● Written problem
The lines from the beginning of the records below through the one holding "ax.tick_params(labelsize=9, labelcolor='#808080')" are to be copied exactly; leave the pictures out.

● Information provided
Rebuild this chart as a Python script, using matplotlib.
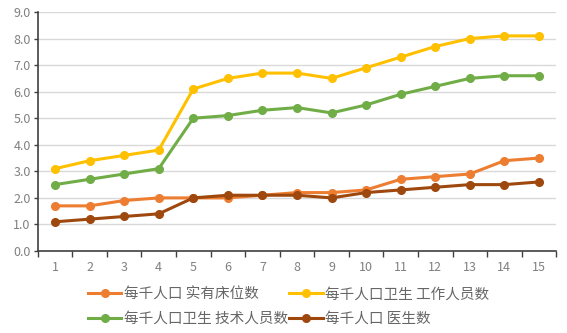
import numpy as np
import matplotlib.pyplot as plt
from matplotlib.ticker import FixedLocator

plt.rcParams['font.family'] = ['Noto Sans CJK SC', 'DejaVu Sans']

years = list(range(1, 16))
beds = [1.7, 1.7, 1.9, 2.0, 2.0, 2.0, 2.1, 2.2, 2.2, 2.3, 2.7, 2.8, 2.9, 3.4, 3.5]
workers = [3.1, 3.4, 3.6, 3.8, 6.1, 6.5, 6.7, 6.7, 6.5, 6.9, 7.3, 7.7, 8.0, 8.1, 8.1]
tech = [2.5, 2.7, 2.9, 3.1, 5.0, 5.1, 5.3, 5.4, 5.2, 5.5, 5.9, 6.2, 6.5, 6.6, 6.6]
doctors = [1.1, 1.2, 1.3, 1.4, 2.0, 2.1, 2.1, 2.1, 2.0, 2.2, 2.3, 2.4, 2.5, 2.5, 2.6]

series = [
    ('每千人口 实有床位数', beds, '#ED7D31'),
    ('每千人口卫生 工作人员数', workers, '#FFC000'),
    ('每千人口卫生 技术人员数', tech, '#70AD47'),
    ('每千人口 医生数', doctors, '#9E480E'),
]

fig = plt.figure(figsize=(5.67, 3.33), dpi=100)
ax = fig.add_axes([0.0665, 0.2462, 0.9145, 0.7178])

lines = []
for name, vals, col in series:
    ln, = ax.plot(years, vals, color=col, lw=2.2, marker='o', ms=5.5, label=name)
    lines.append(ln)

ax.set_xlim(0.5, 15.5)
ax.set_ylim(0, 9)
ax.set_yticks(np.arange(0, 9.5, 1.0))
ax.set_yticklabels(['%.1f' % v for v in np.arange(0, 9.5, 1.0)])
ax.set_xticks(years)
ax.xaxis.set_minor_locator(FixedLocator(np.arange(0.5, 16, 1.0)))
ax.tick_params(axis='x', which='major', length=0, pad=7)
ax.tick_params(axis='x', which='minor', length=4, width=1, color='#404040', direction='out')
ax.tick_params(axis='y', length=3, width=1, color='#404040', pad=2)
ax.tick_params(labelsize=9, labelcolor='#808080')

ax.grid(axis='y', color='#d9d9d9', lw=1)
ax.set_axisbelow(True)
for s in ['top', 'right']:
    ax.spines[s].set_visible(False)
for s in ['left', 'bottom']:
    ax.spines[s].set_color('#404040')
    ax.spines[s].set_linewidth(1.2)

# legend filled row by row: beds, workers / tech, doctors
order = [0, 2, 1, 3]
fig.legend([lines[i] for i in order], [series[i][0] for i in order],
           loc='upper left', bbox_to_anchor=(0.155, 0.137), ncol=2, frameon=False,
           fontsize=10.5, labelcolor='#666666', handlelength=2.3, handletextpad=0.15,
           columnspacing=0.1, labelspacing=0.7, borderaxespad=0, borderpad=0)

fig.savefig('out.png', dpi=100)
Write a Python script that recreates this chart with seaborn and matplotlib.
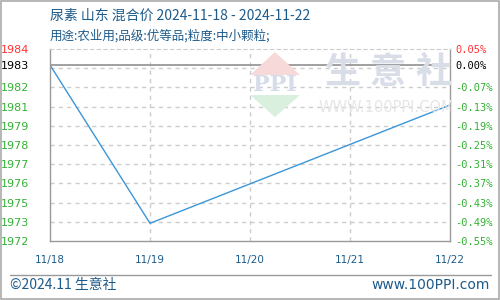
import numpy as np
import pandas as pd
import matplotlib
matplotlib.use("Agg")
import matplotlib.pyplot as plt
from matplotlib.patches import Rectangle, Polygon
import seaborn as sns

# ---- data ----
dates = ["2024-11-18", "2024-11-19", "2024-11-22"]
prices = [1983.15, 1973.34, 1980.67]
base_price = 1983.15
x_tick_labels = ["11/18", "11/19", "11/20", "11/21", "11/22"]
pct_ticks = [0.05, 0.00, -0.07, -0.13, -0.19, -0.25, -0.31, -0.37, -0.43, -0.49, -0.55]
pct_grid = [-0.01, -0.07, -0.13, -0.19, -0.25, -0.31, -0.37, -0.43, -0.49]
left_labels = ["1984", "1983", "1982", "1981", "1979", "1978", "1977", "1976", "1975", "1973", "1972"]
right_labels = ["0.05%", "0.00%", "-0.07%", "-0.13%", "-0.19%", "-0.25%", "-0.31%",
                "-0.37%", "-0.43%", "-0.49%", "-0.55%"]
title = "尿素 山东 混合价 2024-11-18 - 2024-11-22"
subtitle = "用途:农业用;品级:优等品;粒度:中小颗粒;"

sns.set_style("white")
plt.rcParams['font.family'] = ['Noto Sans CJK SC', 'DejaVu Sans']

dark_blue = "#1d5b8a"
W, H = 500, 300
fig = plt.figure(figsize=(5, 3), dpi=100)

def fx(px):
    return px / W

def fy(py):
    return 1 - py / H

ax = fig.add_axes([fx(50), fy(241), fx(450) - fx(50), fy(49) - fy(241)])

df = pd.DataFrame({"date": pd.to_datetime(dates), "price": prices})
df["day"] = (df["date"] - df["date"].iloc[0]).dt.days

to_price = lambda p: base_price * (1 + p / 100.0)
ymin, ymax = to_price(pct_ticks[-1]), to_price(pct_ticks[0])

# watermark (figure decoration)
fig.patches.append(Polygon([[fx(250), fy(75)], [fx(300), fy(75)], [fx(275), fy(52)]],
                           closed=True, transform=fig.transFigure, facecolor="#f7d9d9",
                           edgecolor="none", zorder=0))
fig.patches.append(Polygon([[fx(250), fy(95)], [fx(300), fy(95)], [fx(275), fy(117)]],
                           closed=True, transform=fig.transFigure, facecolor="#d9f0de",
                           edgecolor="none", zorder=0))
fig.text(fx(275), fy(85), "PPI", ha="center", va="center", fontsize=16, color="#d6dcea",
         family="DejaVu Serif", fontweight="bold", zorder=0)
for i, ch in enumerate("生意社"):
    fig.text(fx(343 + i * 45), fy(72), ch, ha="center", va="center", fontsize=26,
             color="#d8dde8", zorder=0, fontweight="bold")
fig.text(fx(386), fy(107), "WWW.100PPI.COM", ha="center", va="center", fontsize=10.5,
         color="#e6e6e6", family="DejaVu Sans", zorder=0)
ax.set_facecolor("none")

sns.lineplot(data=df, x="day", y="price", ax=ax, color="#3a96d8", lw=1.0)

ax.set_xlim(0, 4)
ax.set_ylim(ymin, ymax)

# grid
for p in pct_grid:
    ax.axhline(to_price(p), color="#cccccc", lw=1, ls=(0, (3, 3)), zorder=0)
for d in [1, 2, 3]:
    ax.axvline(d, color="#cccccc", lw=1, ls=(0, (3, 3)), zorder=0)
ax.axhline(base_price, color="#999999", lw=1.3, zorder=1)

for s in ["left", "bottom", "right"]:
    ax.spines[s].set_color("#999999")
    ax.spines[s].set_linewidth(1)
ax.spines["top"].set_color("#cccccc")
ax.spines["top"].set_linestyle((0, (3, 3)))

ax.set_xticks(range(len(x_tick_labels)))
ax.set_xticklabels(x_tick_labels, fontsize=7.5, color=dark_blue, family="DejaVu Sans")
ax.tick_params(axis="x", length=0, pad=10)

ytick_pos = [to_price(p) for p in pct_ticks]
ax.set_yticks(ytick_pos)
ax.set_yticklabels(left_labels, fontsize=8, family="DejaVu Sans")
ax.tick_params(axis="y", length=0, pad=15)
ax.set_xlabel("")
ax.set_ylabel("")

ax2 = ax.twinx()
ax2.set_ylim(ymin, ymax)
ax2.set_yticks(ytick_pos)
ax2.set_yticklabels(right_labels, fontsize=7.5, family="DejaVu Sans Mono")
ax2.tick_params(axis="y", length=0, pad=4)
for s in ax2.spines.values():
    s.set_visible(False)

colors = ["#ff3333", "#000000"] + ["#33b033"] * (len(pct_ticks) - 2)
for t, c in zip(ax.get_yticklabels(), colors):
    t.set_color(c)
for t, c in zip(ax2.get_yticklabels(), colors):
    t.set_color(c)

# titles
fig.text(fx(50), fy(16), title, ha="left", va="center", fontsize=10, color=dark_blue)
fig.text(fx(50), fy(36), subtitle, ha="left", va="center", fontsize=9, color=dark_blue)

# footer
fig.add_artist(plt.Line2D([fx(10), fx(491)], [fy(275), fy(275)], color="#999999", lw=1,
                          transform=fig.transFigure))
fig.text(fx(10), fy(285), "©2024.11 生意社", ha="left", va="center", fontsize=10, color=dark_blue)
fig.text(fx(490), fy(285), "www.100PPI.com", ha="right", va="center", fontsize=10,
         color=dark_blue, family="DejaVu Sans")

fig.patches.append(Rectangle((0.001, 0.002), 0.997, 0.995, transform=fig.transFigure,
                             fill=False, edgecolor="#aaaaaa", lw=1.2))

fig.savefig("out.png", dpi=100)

● Answer to the problem
Rebuild this chart as a Python script, using matplotlib.
import numpy as np
import matplotlib.pyplot as plt
from matplotlib.ticker import FixedLocator

plt.rcParams['font.family'] = ['Noto Sans CJK SC', 'DejaVu Sans']

years = list(range(1, 16))
beds = [1.7, 1.7, 1.9, 2.0, 2.0, 2.0, 2.1, 2.2, 2.2, 2.3, 2.7, 2.8, 2.9, 3.4, 3.5]
workers = [3.1, 3.4, 3.6, 3.8, 6.1, 6.5, 6.7, 6.7, 6.5, 6.9, 7.3, 7.7, 8.0, 8.1, 8.1]
tech = [2.5, 2.7, 2.9, 3.1, 5.0, 5.1, 5.3, 5.4, 5.2, 5.5, 5.9, 6.2, 6.5, 6.6, 6.6]
doctors = [1.1, 1.2, 1.3, 1.4, 2.0, 2.1, 2.1, 2.1, 2.0, 2.2, 2.3, 2.4, 2.5, 2.5, 2.6]

series = [
    ('每千人口 实有床位数', beds, '#ED7D31'),
    ('每千人口卫生 工作人员数', workers, '#FFC000'),
    ('每千人口卫生 技术人员数', tech, '#70AD47'),
    ('每千人口 医生数', doctors, '#9E480E'),
]

fig = plt.figure(figsize=(5.67, 3.33), dpi=100)
ax = fig.add_axes([0.0665, 0.2462, 0.9145, 0.7178])

lines = []
for name, vals, col in series:
    ln, = ax.plot(years, vals, color=col, lw=2.2, marker='o', ms=5.5, label=name)
    lines.append(ln)

ax.set_xlim(0.5, 15.5)
ax.set_ylim(0, 9)
ax.set_yticks(np.arange(0, 9.5, 1.0))
ax.set_yticklabels(['%.1f' % v for v in np.arange(0, 9.5, 1.0)])
ax.set_xticks(years)
ax.xaxis.set_minor_locator(FixedLocator(np.arange(0.5, 16, 1.0)))
ax.tick_params(axis='x', which='major', length=0, pad=7)
ax.tick_params(axis='x', which='minor', length=4, width=1, color='#404040', direction='out')
ax.tick_params(axis='y', length=3, width=1, color='#404040', pad=2)
ax.tick_params(labelsize=9, labelcolor='#808080')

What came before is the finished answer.